Security for Costs Order granted against party who acknowledge they were operating in a very difficult market
Maxeon Solar Pte. Ltd v Aiko Energy Germany GmbH and others
Order of 14 April 2025[1]
The Claimant brought proceedings on 23 December 2024 against Aiko Energy Germany and seven other solar panel manufacturers alleging infringement of its European patent EP2297788B1 concerning solar cell fabrication.[2] Three of the Defendants, Aiko Energy Germany, Solarlab Aiko Europe and Aiko Energy Netherlands (collectively, the “Aiko Defendants”). lodged a request for security for legal costs. The panel of the Düsseldorf local division summarised that to exercise its discretion under Article 69(4) UPCA and Rule 158 RoP to grant an order for, the financial position of the Claimants must give rise to:
(i) a legitimate and real concern that a possible order for costs may not be recoverable, [or;]
(ii) the likelihood that a possible order for costs by the UPC may not, or in an unduly burdensome way, be enforceable.
The responsibility to substantiate and prove the necessity of an order for security for costs lies with the party making the request – the Aiko Defendants in this case. However, once the requesting party has presented credible reasons and facts, it becomes the opposing party’s duty “to challenge these reasons and facts in a substantiated manner, especially since that party will normally have knowledge and evidence of its financial situation. It is for the Claimant to argue that and why a security order would unduly interfere with their right to an effective remedy”.
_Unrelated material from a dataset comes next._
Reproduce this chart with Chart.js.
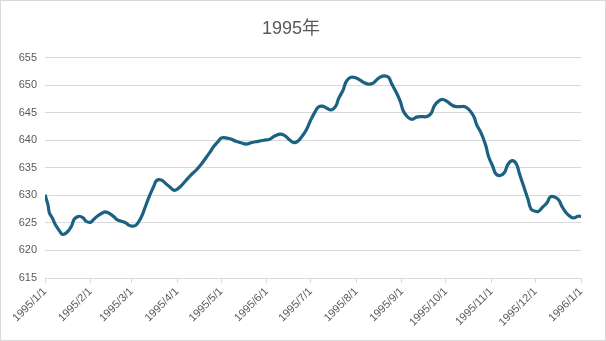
<!DOCTYPE html>
<html>
<head>
<meta charset="utf-8">
<script src="https://cdn.jsdelivr.net/npm/chart.js@4/dist/chart.umd.min.js"></script>
<style>
  html, body { margin: 0; padding: 0; background: #fff; }
  #wrap { width: 606px; height: 341px; box-sizing: border-box; border: 1px solid #d9d9d9; }
</style>
</head>
<body>
<div id="wrap"><canvas id="myChart" width="604" height="339"></canvas></div>
<script>
// days since 1995/1/1 and the value read for that day
var days = [0, 2, 3, 5, 7, 10, 12, 15, 18, 20, 23, 26, 28, 31, 33, 36, 39, 41, 44, 47, 49, 52, 55, 57, 60, 62,
    64, 66, 68, 71, 74, 76, 79, 82, 85, 88, 91, 93, 96, 99, 103, 106, 109, 112, 115, 118, 120, 124, 127, 130,
    134, 137, 141, 145, 149, 153, 156, 160, 163, 166, 169, 172, 175, 178, 181, 184, 186, 189, 192, 195, 198,
    200, 203, 205, 208, 211, 214, 217, 220, 223, 226, 228, 231, 234, 236, 239, 242, 244, 247, 250, 253, 256,
    260, 263, 265, 268, 271, 274, 277, 280, 283, 286, 289, 292, 294, 297, 300, 302, 305, 307, 310, 313, 315,
    318, 321, 323, 326, 329, 331, 334, 336, 339, 342, 344, 347, 350, 352, 355, 358, 360, 363, 365];
var values = [630.1, 628.3, 626.8, 625.9, 624.7, 623.5, 622.9, 623.3, 624.4, 625.7, 626.2, 625.9, 625.3, 625.1,
    625.6, 626.3, 626.8, 627.0, 626.7, 626.1, 625.6, 625.3, 625.0, 624.6, 624.4, 624.6,
    625.3, 626.3, 627.7, 629.8, 631.6, 632.7, 632.8, 632.2, 631.5, 630.9, 631.3, 631.8, 632.7, 633.6, 634.6,
    635.5, 636.6, 637.7, 638.9, 639.8, 640.4, 640.4, 640.2, 639.8,
    639.5, 639.3, 639.6, 639.8, 640.0, 640.2, 640.7, 641.1, 640.9, 640.2, 639.6, 639.8, 640.7, 641.9, 643.7,
    645.2, 646.0, 646.2, 645.8, 645.5, 646.2,
    647.6, 649.1, 650.6, 651.4, 651.4, 651.0, 650.5, 650.2, 650.3, 651.0, 651.4, 651.7, 651.4, 650.3, 648.8,
    647.0, 645.3, 644.2, 643.8, 644.2, 644.3,
    644.3, 644.9, 646.2, 647.1, 647.4, 647.0, 646.4, 646.1, 646.1, 646.1, 645.5, 644.3, 642.8, 641.3, 639.2,
    637.1, 635.2, 633.9, 633.6, 634.2, 635.5,
    636.3, 635.7, 634.0, 631.6, 629.2, 627.5, 627.1, 627.1, 627.9, 628.7, 629.7, 629.7, 629.1, 628.0, 626.8,
    626.1, 625.9, 626.2, 626.2];

// month starts (days since 1995/1/1) and their labels
var monthDays = [0, 31, 59, 90, 120, 151, 181, 212, 243, 273, 304, 334, 365];
var monthLabels = ["1995/1/1", "1995/2/1", "1995/3/1", "1995/4/1", "1995/5/1", "1995/6/1", "1995/7/1",
    "1995/8/1", "1995/9/1", "1995/10/1", "1995/11/1", "1995/12/1", "1996/1/1"];
var yTicks = [615, 620, 625, 630, 635, 640, 645, 650, 655];

var points = [];
for (var i = 0; i < days.length; i++) {
    points.push({ x: days[i], y: values[i] });
}

var font = "'Liberation Sans', 'Noto Sans CJK SC', sans-serif";
var ctx = document.getElementById("myChart").getContext("2d");
var myChart = new Chart(ctx, {
    type: 'line',
    data: {
        datasets: [{
            data: points,
            borderColor: "#1b6182",
            borderWidth: 3.2,
            pointRadius: 0,
            tension: 0.4,
            fill: false
        }]
    },
    options: {
        responsive: false,
        animation: false,
        layout: { padding: { left: 0, right: 24, top: 0, bottom: 0 } },
        plugins: {
            legend: { display: false },
            tooltip: { enabled: false },
            title: {
                display: true,
                text: "1995年",
                color: "#595959",
                font: { family: font, size: 18, weight: "normal" },
                padding: { top: 17, bottom: 18 }
            }
        },
        scales: {
            x: {
                type: 'linear',
                min: 0,
                max: 365,
                afterBuildTicks: function (scale) {
                    scale.ticks = monthDays.map(function (d) { return { value: d }; });
                },
                afterFit: function (scale) { scale.height = 62; },
                ticks: {
                    autoSkip: false,
                    maxRotation: 45,
                    minRotation: 45,
                    color: "#595959",
                    font: { family: font, size: 11 },
                    padding: 2,
                    callback: function (v) {
                        var k = monthDays.indexOf(v);
                        return k >= 0 ? monthLabels[k] : "";
                    }
                },
                grid: { drawOnChartArea: false, drawTicks: true, tickLength: 5, color: "#d9d9d9" },
                border: { display: true, color: "#d9d9d9" }
            },
            y: {
                min: 615,
                max: 655,
                afterBuildTicks: function (scale) {
                    scale.ticks = yTicks.map(function (v) { return { value: v }; });
                },
                afterFit: function (scale) { scale.width = 44; },
                ticks: {
                    color: "#595959",
                    font: { family: font, size: 11 },
                    padding: 8
                },
                grid: { color: "#d9d9d9", drawTicks: false },
                border: { display: false }
            }
        }
    }
});
</script>
</body>
</html>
The Aiko Defendants argued that the Claimant is not in a financial position to bear its legal costs due to incurring losses in 2023 and 2024, the need for debt and equity investment to support their liquidity needs, and an ongoing class action. The Claimant argued that the Aiko Defendant’s position was unfounded, as they made ‘substantial progress in its capital raising and debt restructuring initiative’, emphasizing that the debt does not mature until 2028.
Decision
The Defendant had argued in a substantial manner that the Claimant’s group was in a very difficult financial situation. The Claimant was found not to have provided any convincing evidence to substantiate its financial situation, indeed, it confirmed that the solar market is currently difficult for everyone in the market. The Court found this, the timeframe of the proceedings, the maturity of the debt in 2028 and ‘the unpredictability of the already difficult solar energy market’ to justify the risk that the Claimant will not have the financial resources to pay the Aiko Defendant’s costs.
Amount of Security
The Aiko Defendants base the security sought the EUR 112,000 ceiling for representation cost set by the UPC Administrative Committee at EUR 112,000, based on the Claimant’s EUR 1,000,000 valuation of the claim, with a 10% premium “in view of the costs associated with the realisation of the security”, giving a total requested security of EUR 123,200. The Claimants considered the requested amount of security to be too high, arguing that the EUR 100,000 ceiling addresses the action against all eight defendants; the Aiko Defendants constitute only three out of the eight the Defendants and therefore the security amount should be scaled accordingly to EUR 56,000-60,000.
The Court found, with reference to the Guidelines for the Determination of Court Fees and the Ceiling for Recoverable Costs adopted by the Administrative Committee of the UPC on 24 April 2023,[3] that the infringement action and counterclaim action each held a value of EUR 1,000,000 and therefore EUR 2,000,000 in total, with a ceiling for representation cost of EUR 200,000 in total, irrespective of the number of parties. Addressing the Claimant’s 3/8ths point, the Court found that the ceiling is not automatically divided by the number of parties liable to pay costs, instead “the purpose of the ceiling on recoverable representation costs is to prevent unjustified recovery of costs both in cases where one party has several representatives and in cases where one representative represents several parties”.
As the Aiko Defendants share a representative, the Court assumed that they are “economically close” and/or “do not have a conflict of interests.” The remaining Defendants (the other 5/8ths) are grouped together separately because they have a different representative and disputed relationships with each other and the Aiko Defendants. Therefore, each group, the Aiko Defendants and the remaining 5/8ths are found to be entitled to one half of the EUR 200,000 ceiling; EUR 100,000 each, with no ‘premium’ added.